Solar PV prices hit a new “all-time low” in the US in 2015, a new report has revealed, with some residential systems installed for as little as $3.30/W, and the cheapest utility-scale PV coming in below $1.60/W, while four out of five regions had PPA prices of less that $50/MWh.
The prices were revealed in the latest “state of the market reports” from the the US Department of Energy’s Lawrence Berkeley National Laboratory (Berkeley Lab).
And while for rooftop solar they’re not as low as Australia (see chart above), for the US, they mark the sixth consecutive year of “significant price reductions” for distributed PV systems.
These included a $0.20-per-watt (W) or 5 per cent year-on-year price decline for installed residential systems; $0.30/W (7%) for smaller non-residential systems, and $0.30/W (9%) for larger non-residential systems.

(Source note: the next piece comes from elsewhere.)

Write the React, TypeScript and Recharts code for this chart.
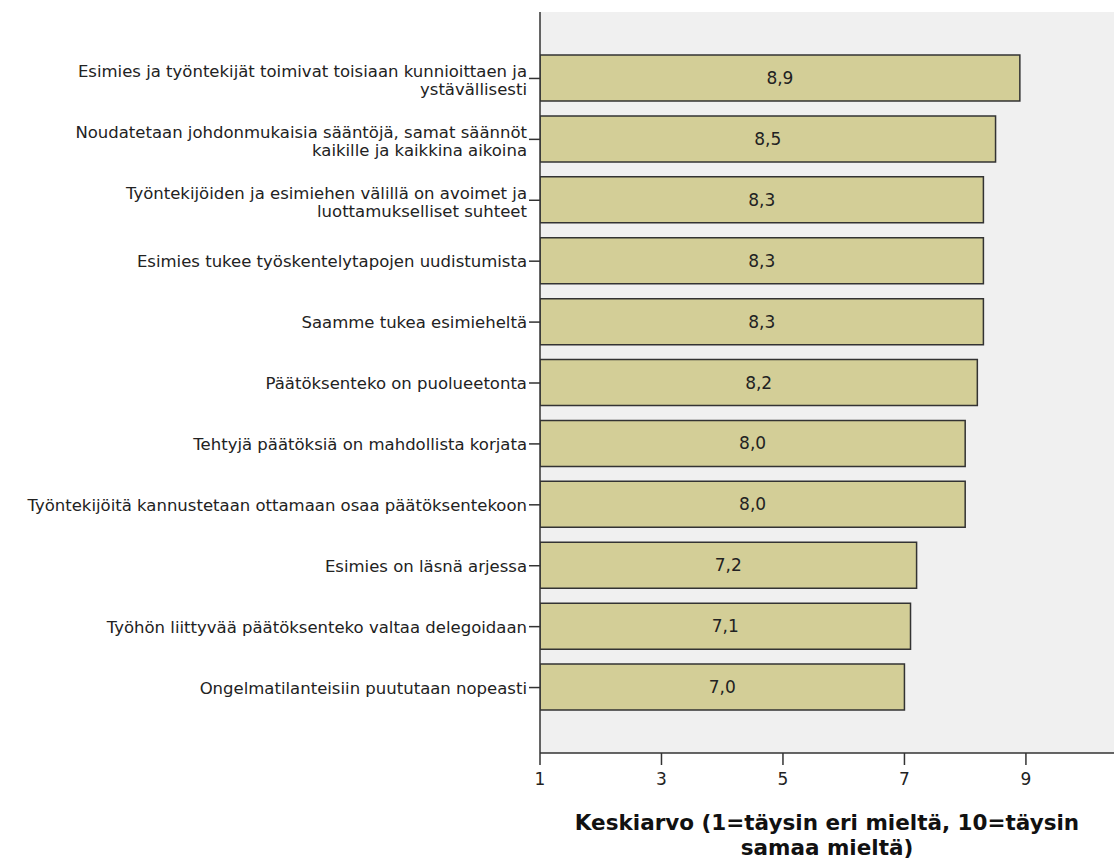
import React from 'react';
import { BarChart, Bar, XAxis, YAxis, CartesianGrid, LabelList } from 'recharts';

// väittämät (rivinvaihto \n kuten alkuperäisessä kuvassa)
const statements = [
  'Esimies ja työntekijät toimivat toisiaan kunnioittaen ja\nystävällisesti',
  'Noudatetaan johdonmukaisia sääntöjä, samat säännöt\nkaikille ja kaikkina aikoina',
  'Työntekijöiden ja esimiehen välillä on avoimet ja\nluottamukselliset suhteet',
  'Esimies tukee työskentelytapojen uudistumista',
  'Saamme tukea esimieheltä',
  'Päätöksenteko on puolueetonta',
  'Tehtyjä päätöksiä on mahdollista korjata',
  'Työntekijöitä kannustetaan ottamaan osaa päätöksentekoon',
  'Esimies on läsnä arjessa',
  'Työhön liittyvää päätöksenteko valtaa delegoidaan',
  'Ongelmatilanteisiin puututaan nopeasti',
];

const means = [8.9, 8.5, 8.3, 8.3, 8.3, 8.2, 8.0, 8.0, 7.2, 7.1, 7.0];

const xTicks = [1, 3, 5, 7, 9];

const axisTitle = ['Keskiarvo (1=täysin eri mieltä, 10=täysin', 'samaa mieltä)'];

const chartData = statements.map((name, i) => ({ name, value: means[i] }));

const FONT = '"DejaVu Sans", Verdana, sans-serif';

const CategoryTick = (props: any) => {
  const { x, y, payload } = props;
  const lines = String(payload.value).split('\n');
  return (
    <text x={x} y={y} textAnchor="end" fontFamily={FONT} fontSize={16.5} fill="#222">
      {lines.map((line, i) => (
        <tspan key={i} x={x} y={lines.length > 1 ? y - 1 + i * 18 : y + 6}>
          {line}
        </tspan>
      ))}
    </text>
  );
};

const AxisTitle = (props: any) => {
  const { viewBox } = props;
  const cx = viewBox.x + viewBox.width / 2;
  return (
    <text textAnchor="middle" fontFamily={FONT} fontSize={21.5} fontWeight="bold" fill="#111">
      {axisTitle.map((line, i) => (
        <tspan key={i} x={cx} y={830 + i * 25}>
          {line}
        </tspan>
      ))}
    </text>
  );
};

export default function App() {
  return (
    <div style={{ position: 'absolute', left: 0, top: 0, background: '#fff' }}>
      <BarChart
        width={1114}
        height={861}
        data={chartData}
        layout="vertical"
        margin={{ top: 12, right: 0, bottom: 0, left: 0 }}
      >
        <CartesianGrid fill="#f0f0f0" horizontal={false} vertical={false} />
        <XAxis
          type="number"
          domain={[1, 10.45]}
          ticks={xTicks}
          allowDataOverflow
          axisLine={{ stroke: '#333', strokeWidth: 1.5 }}
          tickLine={{ stroke: '#333', strokeWidth: 1.5 }}
          tickSize={12}
          tickMargin={8}
          tick={{ fontFamily: FONT, fontSize: 17, fill: '#222' }}
          height={108}
          label={{ content: AxisTitle }}
        />
        <XAxis
          xAxisId="top"
          orientation="top"
          type="number"
          domain={[1, 10.45]}
          tick={false}
          tickLine={false}
          height={0}
          axisLine={{ stroke: '#333', strokeWidth: 1.5 }}
        />
        <YAxis
          type="category"
          dataKey="name"
          width={540}
          padding={{ top: 36, bottom: 35 }}
          axisLine={{ stroke: '#333', strokeWidth: 1.5 }}
          tickLine={{ stroke: '#333', strokeWidth: 1.5 }}
          tickSize={11}
          tickMargin={2}
          interval={0}
          tick={<CategoryTick />}
        />
        <Bar
          dataKey="value"
          barSize={46}
          fill="#d3ce97"
          stroke="#333"
          strokeWidth={1.5}
          isAnimationActive={false}
        >
          <LabelList
            dataKey="value"
            position="center"
            formatter={(v: any) => Number(v).toFixed(1).replace('.', ',')}
            style={{ fontFamily: FONT, fontSize: 17, fill: '#222' }}
          />
        </Bar>
      </BarChart>
    </div>
  );
}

Prices for utility-scale PV systems that came online in 2015 were also found to have fallen – by $0.30/W (12%) from the prior year. As for PPAs, the report – and the chart below – shows these were priced at or below $50/MWh throughout the year (levelized, in real 2015 dollars), with a few priced as aggressively as ~$30/MWh.
“Falling PPA prices have enabled the utility-scale market to expand beyond the traditional strongholds of California and the Southwest into up-and-coming regions like Texas, the Southeast, and even the Midwest,” said Berkeley Lab’s Mark Bolinger.
And preliminary data for 2016 so far suggest that prices have continued to fall within most American states and market segments.
“This marked the sixth consecutive year of significant price reductions for distributed PV systems in the US,” said Galen Barbose of Berkeley Lab’s Electricity Markets and Policy Group, the lead author of one of the reports.
The report attributes the price declines to reductions in other hardware costs and to solar “soft” costs, rather than to a reduction in the costs of the panels themselves.
Both reports – Tracking the Sun, and Utility-Scale Solar 2015 – also highlight “tremendous variability” in PV system pricing.
For example, among residential systems installed in 2015, 20 per cent sold for less than $3.30/W, while another 20 percent sold for more than $5.00/W – a discrepancy that reflects a “host of factors,” including differences in system design and component selection, market and regulatory conditions, and installer characteristics.
Utility-scale projects completed in 2015 also vary widely in price, with the cheapest 20 percent priced below $1.60/W, compared to the most expensive 20 per cent priced above $2.60/W.
“Some of the observed price differences between projects can be explained by varying lag times between contract negotiation and project completion, as some of these projects have been under development, or even construction, for several years,” said Berkeley Lab’s Joachim Seel.